Second, geometry is against you.  I would assume you would use some sort of round tubing/duct inside of the fridge for smoke conveyance.  Circular piping is the most efficient piping - having the least exterior area per volume - but that is not good here.  That is working against you - the only spot that is transferring heat from an object to the ambient conditions is the exterior of the object.  The less area of exterior the less efficient the transfer.  particular in larger diameter piping like 4".  Think of a thick steak like the 1 1/2" thick rib-eyes I grilled last night - lots of volume in ratio to exterior surface even though it was not a sphere.  But guess what when I cut into mine - it was nice and red, juicy and still quivering inside while the outside was nice and brown - the heat had not had a chance to make it to the deep dark inner sanctum of the rib-eye sacellum - even though ambient on the fire side was probably 400+ degrees. 

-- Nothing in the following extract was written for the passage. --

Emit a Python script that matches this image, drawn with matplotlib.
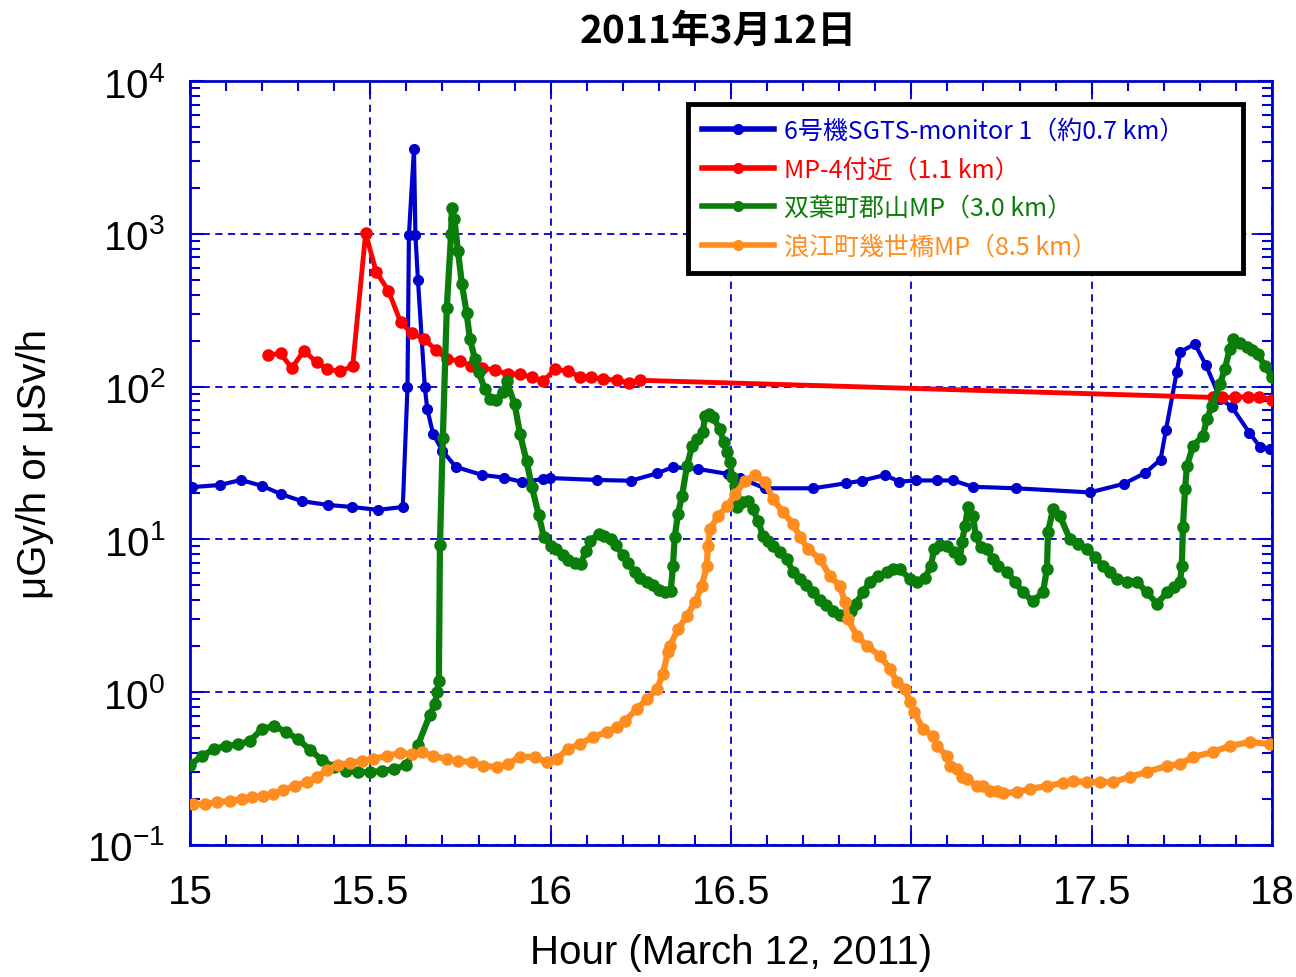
import matplotlib
matplotlib.use("Agg")
import matplotlib.pyplot as plt
from matplotlib.ticker import LogLocator, NullFormatter, MultipleLocator
from matplotlib.lines import Line2D

plt.rcParams['font.family'] = ['Liberation Sans', 'Noto Sans CJK JP', 'DejaVu Sans']
plt.rcParams['mathtext.fontset'] = 'custom'
plt.rcParams['mathtext.rm'] = 'Liberation Sans'
plt.rcParams['mathtext.it'] = 'Liberation Sans:italic'
plt.rcParams['mathtext.bf'] = 'Liberation Sans:bold'

# ---------------- data ----------------
blue_t = [15.006, 15.083, 15.141, 15.200, 15.252, 15.310, 15.383, 15.449, 15.521, 15.590,
          15.603, 15.607, 15.621, 15.625, 15.632, 15.651, 15.658, 15.674, 15.700, 15.737,
          15.810, 15.870, 15.920, 15.979, 15.998, 16.128, 16.222, 16.296, 16.338, 16.409,
          16.492, 16.525, 16.594, 16.728, 16.819, 16.862, 16.927, 16.966, 17.013, 17.070,
          17.116, 17.170, 17.290, 17.495, 17.589, 17.648, 17.691, 17.706, 17.736, 17.746,
          17.786, 17.817, 17.857, 17.888, 17.937, 17.966, 17.994]
blue_v = [22.0, 22.7, 24.5, 22.4, 19.8, 17.8, 16.8, 16.3, 15.6, 16.3,
          99, 980, 3600, 980, 500, 99, 71, 49, 38, 29.8,
          26.4, 25.4, 23.8, 24.8, 25.2, 24.5, 24.2, 27.1, 29.7, 28.9,
          26.8, 25.2, 21.6, 21.6, 23.3, 24.2, 26.4, 23.9, 24.3, 24.3,
          24.3, 22.1, 21.6, 20.3, 23.1, 27.2, 33.3, 52, 125, 169,
          190, 138, 83, 74, 50, 40.5, 39]

red_t = [15.217, 15.251, 15.282, 15.316, 15.351, 15.381, 15.416, 15.451, 15.487, 15.516,
         15.550, 15.584, 15.615, 15.649, 15.681, 15.712, 15.749, 15.779, 15.809, 15.846,
         15.882, 15.915, 15.947, 15.979, 16.012, 16.049, 16.081, 16.112, 16.145, 16.184,
         16.217, 16.248, 17.836, 17.861, 17.897, 17.934, 17.964, 18.000]
red_v = [161, 165, 132, 172, 144, 130, 126, 136, 1010, 565,
         425, 264, 223, 205, 174, 152, 147, 136, 133, 128,
         121, 121, 115, 108, 130, 126, 116, 115, 112, 110,
         106, 110, 85, 85, 85, 86, 86, 82]

green_t = [15.000, 15.033, 15.067, 15.100, 15.133, 15.166, 15.200, 15.233, 15.266, 15.299,
           15.333, 15.366, 15.399, 15.432, 15.466, 15.499, 15.532, 15.566, 15.599, 15.632,
           15.665, 15.679, 15.685, 15.690, 15.693, 15.701, 15.712, 15.724, 15.726, 15.733,
           15.743, 15.754, 15.767, 15.776, 15.790, 15.800, 15.818, 15.833, 15.848, 15.867,
           15.878, 15.900, 15.915, 15.933, 15.948, 15.967, 15.981, 16.000, 16.015, 16.033,
           16.048, 16.067, 16.083, 16.098, 16.109, 16.133, 16.148, 16.167, 16.181, 16.200,
           16.214, 16.233, 16.248, 16.267, 16.284, 16.300, 16.317, 16.333, 16.339, 16.344,
           16.353, 16.364, 16.378, 16.392, 16.406, 16.422, 16.428, 16.439, 16.450, 16.469,
           16.480, 16.489, 16.497, 16.503, 16.511, 16.516, 16.530, 16.547, 16.561, 16.575,
           16.589, 16.602, 16.616, 16.636, 16.655, 16.672, 16.691, 16.708, 16.727, 16.747,
           16.763, 16.783, 16.802, 16.819, 16.833, 16.846, 16.866, 16.885, 16.907, 16.932,
           16.949, 16.968, 16.996, 17.016, 17.038, 17.054, 17.063, 17.079, 17.099, 17.118,
           17.135, 17.140, 17.149, 17.157, 17.171, 17.179, 17.193, 17.210, 17.226, 17.240,
           17.265, 17.287, 17.309, 17.337, 17.365, 17.376, 17.379, 17.393, 17.412, 17.440,
           17.462, 17.487, 17.509, 17.531, 17.551, 17.570, 17.598, 17.625, 17.653, 17.681,
           17.709, 17.728, 17.745, 17.750, 17.753, 17.759, 17.764, 17.781, 17.808, 17.820,
           17.833, 17.856, 17.869, 17.883, 17.892, 17.911, 17.930, 17.944, 17.961, 17.980,
           18.000]
green_v = [0.334, 0.382, 0.425, 0.445, 0.455, 0.480, 0.574, 0.601, 0.549, 0.494,
           0.419, 0.360, 0.324, 0.305, 0.300, 0.300, 0.305, 0.314, 0.334, 0.451,
           0.710, 0.84, 1.0, 1.18, 9.2, 46, 327, 1000, 1476, 1250,
           771, 469, 303, 205, 152, 125, 96, 83, 82, 92,
           108, 77, 49, 32.6, 22, 14.4, 10.4, 9.06, 8.6, 7.9,
           7.3, 7.0, 6.9, 8.4, 9.8, 10.8, 10.6, 10.1, 9.2, 7.9,
           7.0, 6.1, 5.6, 5.3, 5.0, 4.7, 4.5, 4.6, 6.7, 10.4,
           14.7, 19.2, 30.2, 40.8, 45.4, 50.5, 64.2, 66, 63, 52.8,
           43.4, 37.3, 32.1, 25.6, 22.3, 16.3, 17.6, 17.8, 15.8, 13.2,
           10.5, 9.8, 9.1, 8.3, 7.4, 6.1, 5.5, 5.0, 4.5, 4.0,
           3.7, 3.4, 3.2, 3.1, 3.4, 3.8, 4.5, 5.3, 5.8, 6.1,
           6.4, 6.4, 5.5, 5.3, 5.6, 6.7, 8.6, 9.2, 9.1, 8.3,
           7.4, 9.6, 12.2, 16.3, 14.2, 10.5, 8.9, 8.6, 7.4, 6.7,
           6.1, 5.3, 4.5, 3.95, 4.5, 6.4, 11.2, 15.8, 14.2, 10.0,
           9.3, 8.6, 7.7, 6.7, 6.1, 5.5, 5.3, 5.3, 4.5, 3.8,
           4.5, 4.9, 5.3, 6.7, 12.1, 21.4, 30.2, 40.8, 47.5, 61.4,
           74.6, 104, 130, 176, 205, 193, 182, 174, 163, 136,
           116]

orange_t = [15.008, 15.042, 15.075, 15.111, 15.144, 15.172, 15.202, 15.230, 15.258, 15.291,
            15.324, 15.352, 15.380, 15.410, 15.444, 15.477, 15.507, 15.546, 15.582, 15.615,
            15.643, 15.674, 15.712, 15.743, 15.782, 15.812, 15.851, 15.882, 15.915, 15.956,
            15.990, 16.017, 16.048, 16.081, 16.117, 16.156, 16.184, 16.206, 16.239, 16.267,
            16.295, 16.311, 16.325, 16.331, 16.353, 16.378, 16.400, 16.419, 16.433, 16.436,
            16.442, 16.464, 16.489, 16.511, 16.539, 16.566, 16.594, 16.616, 16.644, 16.672,
            16.691, 16.713, 16.747, 16.774, 16.802, 16.816, 16.824, 16.849, 16.877, 16.913,
            16.941, 16.960, 16.982, 16.996, 17.008, 17.032, 17.060, 17.071, 17.099, 17.107,
            17.126, 17.140, 17.154, 17.182, 17.199, 17.218, 17.237, 17.254, 17.293, 17.329,
            17.376, 17.420, 17.448, 17.487, 17.523, 17.559, 17.606, 17.653, 17.709, 17.745,
            17.781, 17.836, 17.883, 17.939, 17.994]
orange_v = [0.185, 0.185, 0.191, 0.194, 0.200, 0.206, 0.209, 0.216, 0.229, 0.243,
            0.258, 0.279, 0.310, 0.334, 0.344, 0.355, 0.366, 0.382, 0.400, 0.394,
            0.406, 0.382, 0.366, 0.355, 0.349, 0.329, 0.324, 0.339, 0.377, 0.377,
            0.349, 0.366, 0.425, 0.458, 0.509, 0.549, 0.592, 0.648, 0.777, 0.903,
            1.05, 1.32, 1.83, 2.01, 2.59, 3.15, 3.89, 4.96, 6.70, 9.06,
            11.7, 14.2, 16.5, 19.8, 24.1, 26.4, 23.8, 18.4, 15.1, 12.6,
            10.4, 8.65, 7.44, 5.76, 4.96, 3.89, 3.01, 2.33, 2.01, 1.73,
            1.42, 1.17, 1.05, 0.863, 0.743, 0.574, 0.517, 0.445, 0.382, 0.329,
            0.314, 0.279, 0.270, 0.243, 0.243, 0.225, 0.225, 0.219, 0.222, 0.233,
            0.243, 0.255, 0.262, 0.258, 0.258, 0.258, 0.279, 0.301, 0.329, 0.339,
            0.377, 0.406, 0.445, 0.472, 0.458]

labels = ['6号機SGTS-monitor 1（約0.7 km）', 'MP-4付近（1.1 km）',
          '双葉町郡山MP（3.0 km）', '浪江町幾世橋MP（8.5 km）']
colors = ['#0000CD', '#FF0000', '#0A7D0A', '#FF8C1E']
xticks = [15, 15.5, 16, 16.5, 17, 17.5, 18]
xticklabels = ['15', '15.5', '16', '16.5', '17', '17.5', '18']
yticks = [0.1, 1, 10, 100, 1000, 10000]
yticklabels = [r'$\mathregular{10^{-1}}$', r'$\mathregular{10^{0}}$', r'$\mathregular{10^{1}}$',
               r'$\mathregular{10^{2}}$', r'$\mathregular{10^{3}}$', r'$\mathregular{10^{4}}$']

# ---------------- figure ----------------
fig = plt.figure(figsize=(12.96, 9.78), dpi=100)
ax = fig.add_axes([190/1296, 1-846/978, (1272-190)/1296, (846-82)/978])

series = [(blue_t, blue_v, 3.0, 7.0), (red_t, red_v, 3.5, 8.0),
          (green_t, green_v, 4.5, 8.0), (orange_t, orange_v, 4.5, 8.0)]
for (t, v, lw, ms), c in zip(series, colors):
    ax.plot(t, v, color=c, lw=lw, marker='o', ms=ms, mec=c, mfc=c, zorder=3)

ax.set_yscale('log')
ax.set_xlim(15, 18)
ax.set_ylim(0.1, 10000)

blue_ax = '#0000CC'
ax.set_xticks(xticks)
ax.set_xticklabels(xticklabels)
ax.xaxis.set_minor_locator(MultipleLocator(0.1))
ax.set_yticks(yticks)
ax.set_yticklabels(yticklabels)
ax.yaxis.set_minor_locator(LogLocator(base=10, subs=range(2, 10), numticks=20))
ax.yaxis.set_minor_formatter(NullFormatter())

ax.tick_params(which='both', direction='in', top=True, right=True, colors=blue_ax,
               labelcolor='black', width=1.5)
ax.tick_params(which='major', length=10, labelsize=29)
ax.tick_params(which='minor', length=7)
ax.tick_params(axis='x', which='major', pad=20)
ax.tick_params(axis='y', which='major', pad=18)

for s in ax.spines.values():
    s.set_color(blue_ax)
    s.set_linewidth(2)

ax.grid(True, which='major', color=blue_ax, linestyle=(0, (4, 3)), linewidth=1.3)
ax.set_axisbelow(True)

ax.set_xlabel('Hour (March 12, 2011)', fontsize=29, labelpad=16)
ax.set_ylabel('μGy/h or μSv/h', fontsize=29, labelpad=24)

fig.text(718/1296, 1-31/978, '2011年3月12日', ha='center', va='center', fontsize=28,
         fontweight='bold', family=['Noto Sans CJK JP', 'DejaVu Sans'])

handles = [Line2D([], [], color=c, lw=4, marker='o', ms=7, mec=c, mfc=c) for c in colors]
leg = ax.legend(handles, labels, loc='upper left',
                bbox_to_anchor=((688-190)/1082, (846-105)/764, (1243-688)/1082, 0.0),
                mode='expand', frameon=True, fancybox=False, framealpha=1,
                edgecolor='black', handlelength=2.9, handletextpad=0.4,
                borderpad=0.55, labelspacing=0.5, borderaxespad=0,
                prop={'family': ['Noto Sans CJK JP', 'DejaVu Sans'], 'size': 18})
leg.get_frame().set_linewidth(3.5)
for txt, c in zip(leg.get_texts(), colors):
    txt.set_color(c)
leg.set_zorder(5)

fig.savefig('out.png', dpi=100)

Thirdly, consider Newton's Law of Cooling - it states that the rate of change of the temperature of an object is proportional to the difference between its own temperature and the ambient temperature.  The temperature differential is not great enough for there to be a particularly fast transfer of heat.  Might need a freezer rather than a fridge.

The challenge will be to convey the smoke through some some sort of small diameter, high transfer rate tubing (finned?) slow enough and long enough through a cold enough cabinet temperature that lots of the heat is transferred in a small amount of time. 
"A man that won't sleep with his meat don't care about his barbecue" Caneyscud



"If we're not supposed to eat animals, how come they're made out of meat?"

Smokin Soon

I have tried the ice thing with no success. The little box that Bradley sells called the Cold Smoke Adaptor did everything I wanted it to without increasing the temp. The hose setup is very fragile and they do need to fix that, but the unit itself works very well.

Bass Cadet

The wine cellar was meant to slightly lower the temperature. It seems to bring down the temperature 5-10degF or so from ambient. A cardboard box or cold smoke adapter can't drop the temperature below ambient. Ice in the bottom of the wine cellar could lower the temperature even more but I haven't needed it.

As far as the mini-fridge, Caneyscud sounds about right. It's been over 20 years since I took a heat transfer course, but laminar flow in a pipe would be mostly conduction through the pipe wall. The wine cellar, on the other hand, has an internal fan blowing across a multi-finned heat sink (see third picture above), so that heat transfer mechanism would be mostly convection.